Nie poleciały i nie polecą – pisowski aparat to są śmierdzące lenie, dla których maksymalnym wysiłkiem jest wylezienie na sejmową trybunę i zadawanie Tuskowi pytań, które on ma głęboko w … no, wiadomo, gdzie ma.
Umówmy się tak:
jak PiS pokaże, że jest partią, która jest w stanie zrealizować taki mały, wycinkowy element programu naprawy Rzeczypospolitej, jak odwołanie prezydenta Starachowic czy innej mieściny, to przeciętni wyborcy (w tym i ja, bo ja przeciętny jestem) uwierzą, że jest w stanie uratować Polskę.

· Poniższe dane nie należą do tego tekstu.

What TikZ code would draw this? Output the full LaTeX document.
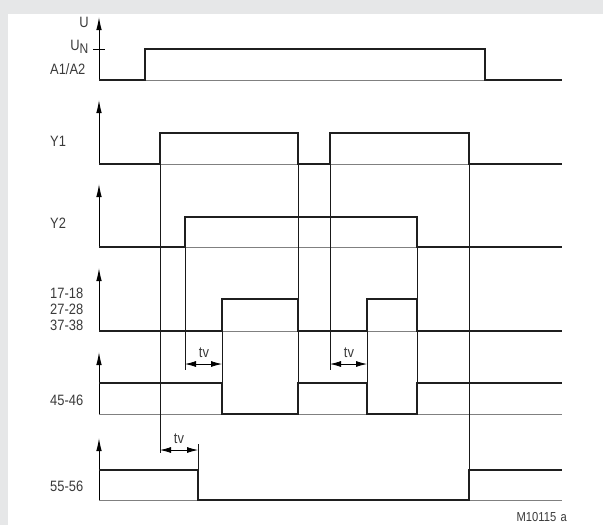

Bo wariant z kolejnym pisowskim rządem, na czele którego będzie kolejny Marcinkiewicz, a ministrami będą kolejni Sikorscy, Kaczmarkowie, Mellerowie (to, to było kuriozum!), Kluzikowe, Jakubiaki, Lipce, a komendantem policji Kornatowski i za komunikację którego będą odpowiadały kolejne Miśki Kamińskie i Bielany – normalnych ludzi nie interesuje.
Pal sześć, że nie interesuje mnie – idę o zakład, że nie interesuje znakomitej większości Polaków.

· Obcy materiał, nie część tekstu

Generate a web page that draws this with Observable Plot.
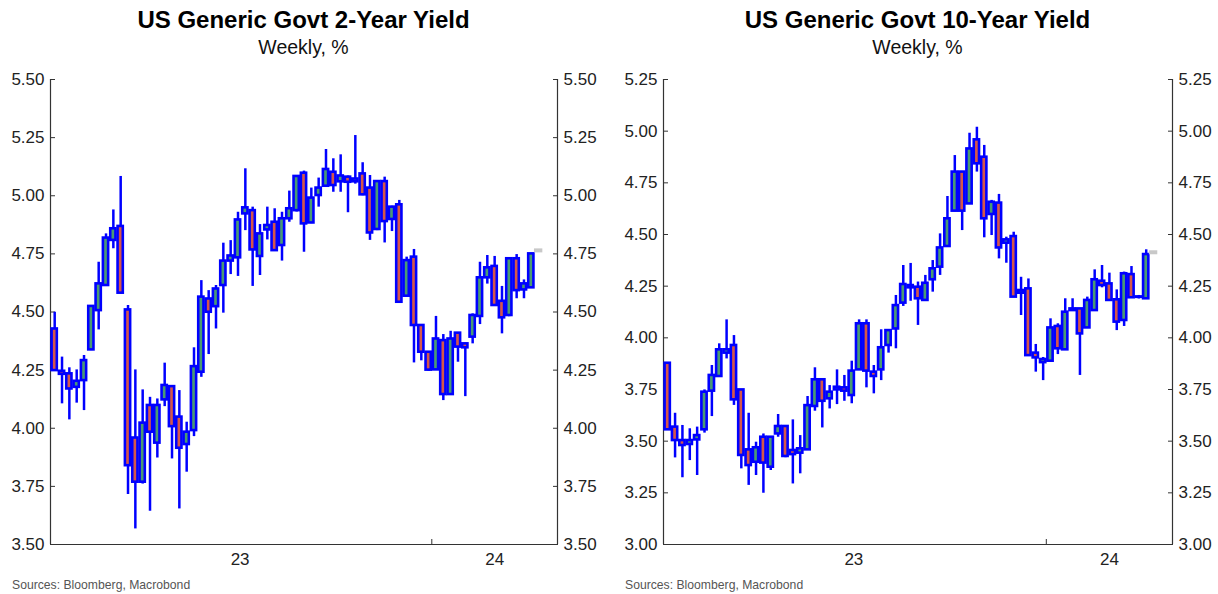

Z konsekwencjami przy urnie łatwymi do przewidzenia.
- Zaloguj lub zarejestruj się aby dodawać komentarze
- Odsłony: 6331
Nasze blogi...chyba 15 notek na stronie głównej i tylko 13 komentarzy!!!
Ludziska sie wściekają,piszą z pasją,wciskaja swoje mysli...a nasi czytelnicy,inni blogerzy...maja to w....tam gdzie Ty pisałeś o Tusku :-)

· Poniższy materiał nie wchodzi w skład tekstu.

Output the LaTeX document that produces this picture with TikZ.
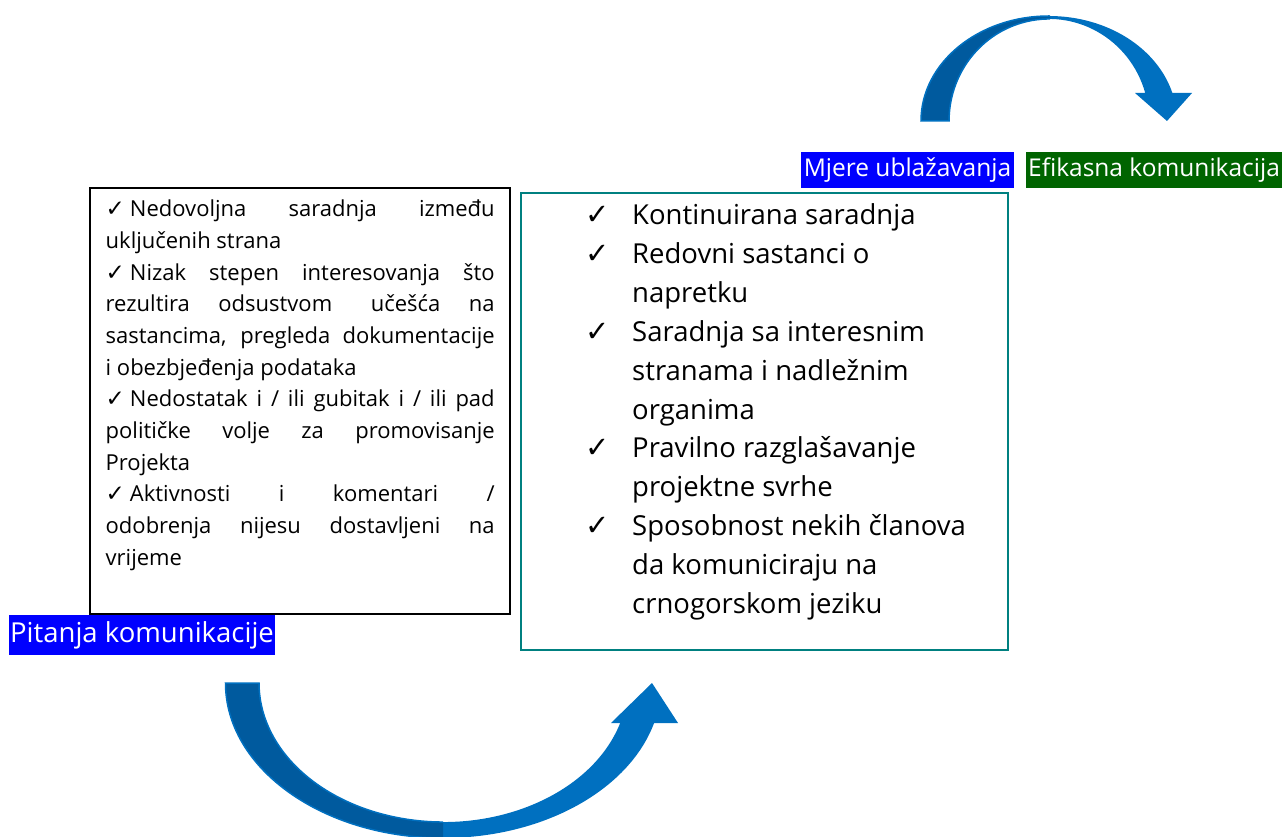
\documentclass[tikz,border=0pt]{standalone}
\usepackage{fontspec}
\setmainfont{Open Sans}
\newfontfamily\symf{DejaVu Sans}
\definecolor{arrowdark}{RGB}{0,90,158}
\definecolor{arrowlight}{RGB}{0,112,192}
\definecolor{boxteal}{RGB}{0,128,128}
\definecolor{lblblue}{RGB}{0,0,255}
\definecolor{lblgreen}{RGB}{0,100,0}
\newcommand{\toparrowpath}{(921,715) arc[start angle=180,end angle=15.47,x radius=128,y radius=105]
  -- (1192,743) -- (1167,715) -- (1135,743) -- (1145.2,743)
  arc[start angle=15.93,end angle=180,x radius=100,y radius=102] -- cycle}
\newcommand{\botarrowpath}{(225.5,153) arc[start angle=180,end angle=345.04,x radius=218,y radius=155]
  -- (678,113) -- (652,153) -- (611,113) -- (620.2,113)
  arc[start angle=343.28,end angle=180,x radius=184.5,y radius=139] -- cycle}
\newcommand{\ck}{{\symf\fontsize{23}{26}\selectfont ✓}\hspace{5pt}}
\tikzset{
  lbl/.style={fill=#1,text=white,inner sep=0pt,font=\fontsize{24.5}{29}\selectfont},
  lline/.style={anchor=base west,inner sep=0pt,font=\fontsize{22}{26}\selectfont},
  rline/.style={anchor=base west,inner sep=0pt,font=\fontsize{27.5}{32}\selectfont},
  rck/.style={anchor=base west,inner sep=0pt,font=\symf\fontsize{29}{34}\selectfont},
}
\begin{document}
\begin{tikzpicture}[x=1pt,y=1pt]
\useasboundingbox (0,0) rectangle (1282,836);
% arrows
\fill[arrowlight] \toparrowpath;
\begin{scope}
  \clip (0,0) rectangle (1050,836);
  \fill[arrowdark,draw=arrowlight,line width=1.5pt] \toparrowpath;
\end{scope}
\fill[arrowlight] \botarrowpath;
\begin{scope}
  \clip (0,0) rectangle (443,836);
  \fill[arrowdark,draw=arrowlight,line width=1.5pt] \botarrowpath;
\end{scope}
% labels
\node[lbl=lblblue,minimum width=213pt,minimum height=36pt] (mjere) at (907.5,666) {Mjere ublažavanja};
\node[lbl=lblgreen,minimum width=256pt,minimum height=36pt] (efik) at (1154,666) {Efikasna komunikacija};
\node[lbl=lblblue,minimum width=266pt,minimum height=40pt,font=\fontsize{27.5}{32}\selectfont] (pitanja) at (142,201) {Pitanja komunikacije};
% boxes
\node[draw=black,line width=2pt,minimum width=420pt,minimum height=426pt,inner sep=0pt] (lbox) at (300,435) {};
\node[draw=boxteal,line width=2pt,minimum width=487pt,minimum height=457pt,inner sep=0pt] (rbox) at (764.5,414.5) {};
% left text
\node[lline] (l1) at (105.5,619.3) {\makebox[389pt][s]{\ck Nedovoljna saradnja između}};
\node[lline] (l2) at (105.5,587.6) {uključenih strana};
\node[lline] (l3) at (105.5,555.9) {\makebox[389pt][s]{\ck Nizak stepen interesovanja što}};
\node[lline] (l4) at (105.5,524.2) {\makebox[389pt][s]{rezultira odsustvom\hspace{10pt} učešća na}};
\node[lline] (l5) at (105.5,492.5) {\makebox[389pt][s]{sastancima, pregleda dokumentacije}};
\node[lline] (l6) at (105.5,460.8) {i obezbjeđenja podataka};
\node[lline] (l7) at (105.5,429.1) {\makebox[389pt][s]{\ck Nedostatak i / ili gubitak i / ili pad}};
\node[lline] (l8) at (105.5,397.4) {\makebox[389pt][s]{političke volje za promovisanje}};
\node[lline] (l9) at (105.5,365.7) {Projekta};
\node[lline] (l10) at (105.5,334.0) {\makebox[389pt][s]{\ck Aktivnosti i komentari /}};
\node[lline] (l11) at (105.5,302.3) {\makebox[389pt][s]{odobrenja nijesu dostavljeni na}};
\node[lline] (l12) at (105.5,270.6) {vrijeme};
% right text
\node[rck] (c1) at (585,611) {✓};
\node[rline] (r1) at (632,611) {Kontinuirana saradnja};
\node[rck] (c2) at (585,572.2) {✓};
\node[rline] (r2) at (632,572.2) {Redovni sastanci o};
\node[rline] (r3) at (632,533.3) {napretku};
\node[rck] (c3) at (585,494.5) {✓};
\node[rline] (r4) at (632,494.5) {Saradnja sa interesnim};
\node[rline] (r5) at (632,455.7) {stranama i nadležnim};
\node[rline] (r6) at (632,416.8) {organima};
\node[rck] (c4) at (585,378) {✓};
\node[rline] (r7) at (632,378) {Pravilno razglašavanje};
\node[rline] (r8) at (632,339.2) {projektne svrhe};
\node[rck] (c5) at (585,300.3) {✓};
\node[rline] (r9) at (632,300.3) {Sposobnost nekih članova};
\node[rline] (r10) at (632,261.5) {da komuniciraju na};
\node[rline] (r11) at (632,222.7) {crnogorskom jeziku};
\end{tikzpicture}
\end{document}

Za godzinę poleca ogladać Fakty,potem Tusk Vision Poland,jakis stary film...szkło kontaktowe,piwko i lulu!
Elektorat...nie ważne czy PiS,czy PO czy jakiejs innej "partii"...i tak cudotwórcy z PKW POliczą głosy...
MANE---THEKEL---FARES
pzdr
owszem, mają w.... bo ludzie, jak napisałem w pierwszym zdaniu "nie wierzą politykom, jak psom".
Pozdrawiam!
upierałbym się przy leniach - kilka miesięcy temu widziałem, jak podczas demonstracji pod MEN w Alei Szucha, dosłownie w chwilę po tej demonstracji zakończeniu i schowaniu kamer przez media, pisowscy parlamentarzyści w pośpiechu sp.... .
A to przecież właśnie był moment, żeby pogadać z kilkuset osobową grupą ludzi, którzy mimo kiepskiej pogody tam przyszli. A oni - chodu!
W USA do rady najbardziej zapadłej dziury by się z takim traktowaniem wyborców nie dostali.
Kłaniam się!
OK - jak Pani/Pan chce, możemy rozmawiać w tej konwencji, ale wtedy ja napiszę, że NAJTRUDNIEJ, to jest czytać ze zrozumieniem. Chce Pani /Pan tak?
A nie moją, ale tych pisowskich leniów z Nowogrodzkiej i Wiejskiej powinnością jest to, co Pani/Pan nazywa "motywowaniem ludzi twarzą w twarz." Bo to oni chcą sprawować władzę. Oni są posłami, senatorami, funkcjonariuszami partii.
I oni za to normalnie kasę biorą - z publicznych pieniędzy - 23 miliony .
1. Kurski jest skończonym cynikiem
2. Świetnie porusza się w sferze komunikacji i jest autorem zwycięskich kampanii PiS z 2005
3. Kolejne, odjechane i przerżnięte kampanie zrobili Misiek Kamiński z Bielanem i zwojooszczędny Hofman z Porębą – pisałem o tym kilka razy
http://ewarystfedorowicz…
http://naszeblogi.pl/174…
4. Kurski został wyrzucony z partii za… kampanię , którą rozwalili Hofman z Porębą
5. Niepotraktowanie referendum w Starachowicach jako prestiżowego starcia z „siłami zła”, świadczy o dwóch sprawach : niepanowaniu przez nikogo nad strategią PiS albo wręcz przeciwnie, o perfekcyjnym panowaniu nad tą strategią przez „określone siły”.